[Aim]: Quote the records exactly, starting at the first line and stopping after the line with "from matplotlib.patches import"; skip the pictures.

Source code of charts

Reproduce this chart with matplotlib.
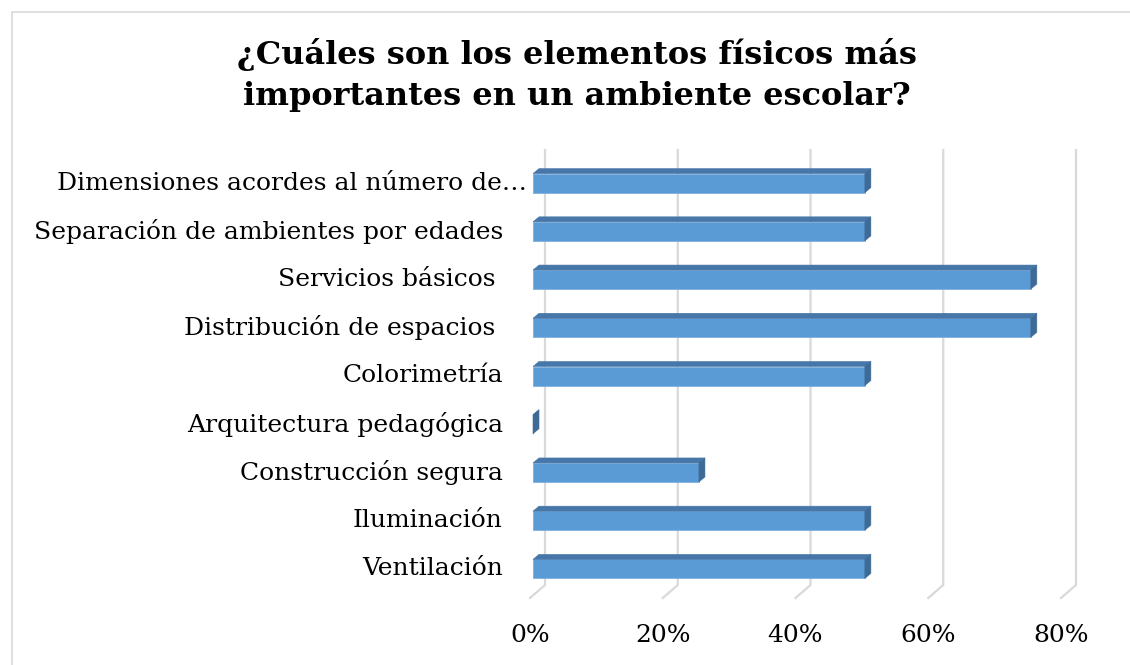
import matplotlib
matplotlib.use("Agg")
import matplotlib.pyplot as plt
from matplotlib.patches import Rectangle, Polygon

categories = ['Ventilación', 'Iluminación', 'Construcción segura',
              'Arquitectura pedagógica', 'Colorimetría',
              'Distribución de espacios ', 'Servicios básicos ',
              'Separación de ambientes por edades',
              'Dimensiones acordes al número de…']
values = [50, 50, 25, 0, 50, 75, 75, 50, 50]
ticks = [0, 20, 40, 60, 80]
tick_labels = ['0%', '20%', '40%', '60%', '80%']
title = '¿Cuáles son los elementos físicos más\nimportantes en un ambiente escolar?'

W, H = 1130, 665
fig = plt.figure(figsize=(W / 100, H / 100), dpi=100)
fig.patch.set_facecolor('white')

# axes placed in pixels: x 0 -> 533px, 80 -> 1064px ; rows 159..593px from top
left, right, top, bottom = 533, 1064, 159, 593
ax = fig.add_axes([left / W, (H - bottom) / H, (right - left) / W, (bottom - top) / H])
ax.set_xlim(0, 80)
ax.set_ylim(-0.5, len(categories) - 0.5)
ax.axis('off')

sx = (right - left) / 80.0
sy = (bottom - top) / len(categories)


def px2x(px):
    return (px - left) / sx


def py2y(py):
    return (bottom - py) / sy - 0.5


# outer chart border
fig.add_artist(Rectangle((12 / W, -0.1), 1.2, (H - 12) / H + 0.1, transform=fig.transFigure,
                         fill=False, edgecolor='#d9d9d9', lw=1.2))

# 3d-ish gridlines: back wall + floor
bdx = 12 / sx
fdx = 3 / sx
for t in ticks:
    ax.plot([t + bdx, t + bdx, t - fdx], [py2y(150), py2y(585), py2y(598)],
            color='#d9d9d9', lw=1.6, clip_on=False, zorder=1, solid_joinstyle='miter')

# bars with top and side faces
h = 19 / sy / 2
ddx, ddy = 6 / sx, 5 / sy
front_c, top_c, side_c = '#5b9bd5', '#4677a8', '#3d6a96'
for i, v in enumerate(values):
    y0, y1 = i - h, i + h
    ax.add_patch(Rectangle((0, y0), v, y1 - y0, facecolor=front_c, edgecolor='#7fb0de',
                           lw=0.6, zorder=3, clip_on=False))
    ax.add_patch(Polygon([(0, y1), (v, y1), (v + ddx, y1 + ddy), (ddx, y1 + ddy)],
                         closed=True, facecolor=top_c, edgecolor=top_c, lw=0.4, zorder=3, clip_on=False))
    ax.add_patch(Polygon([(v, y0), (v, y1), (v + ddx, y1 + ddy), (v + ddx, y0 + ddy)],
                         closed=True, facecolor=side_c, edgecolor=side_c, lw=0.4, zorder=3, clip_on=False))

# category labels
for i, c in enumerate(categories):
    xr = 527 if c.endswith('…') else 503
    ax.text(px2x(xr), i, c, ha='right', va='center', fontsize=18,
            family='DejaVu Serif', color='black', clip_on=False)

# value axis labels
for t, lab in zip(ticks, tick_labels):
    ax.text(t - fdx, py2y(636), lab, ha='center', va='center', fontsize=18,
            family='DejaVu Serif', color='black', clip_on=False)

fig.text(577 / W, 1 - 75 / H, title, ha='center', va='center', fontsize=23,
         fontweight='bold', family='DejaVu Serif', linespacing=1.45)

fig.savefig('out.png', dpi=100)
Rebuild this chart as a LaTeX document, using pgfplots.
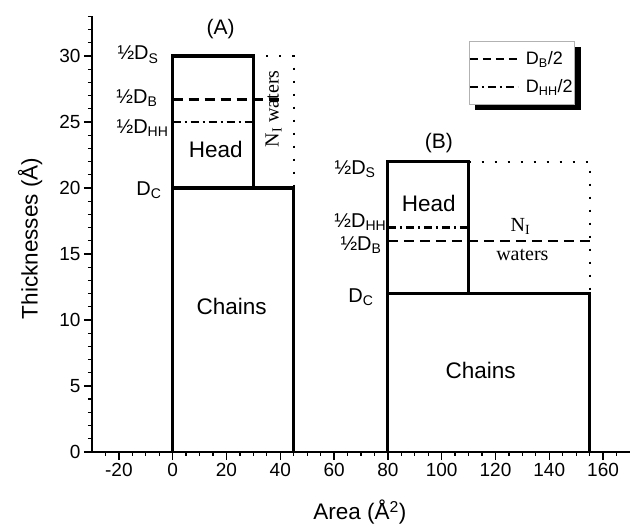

[Task result]:
Reproduce this chart with matplotlib.
import matplotlib
matplotlib.use("Agg")
import matplotlib.pyplot as plt
from matplotlib.patches import Rectangle, Polygon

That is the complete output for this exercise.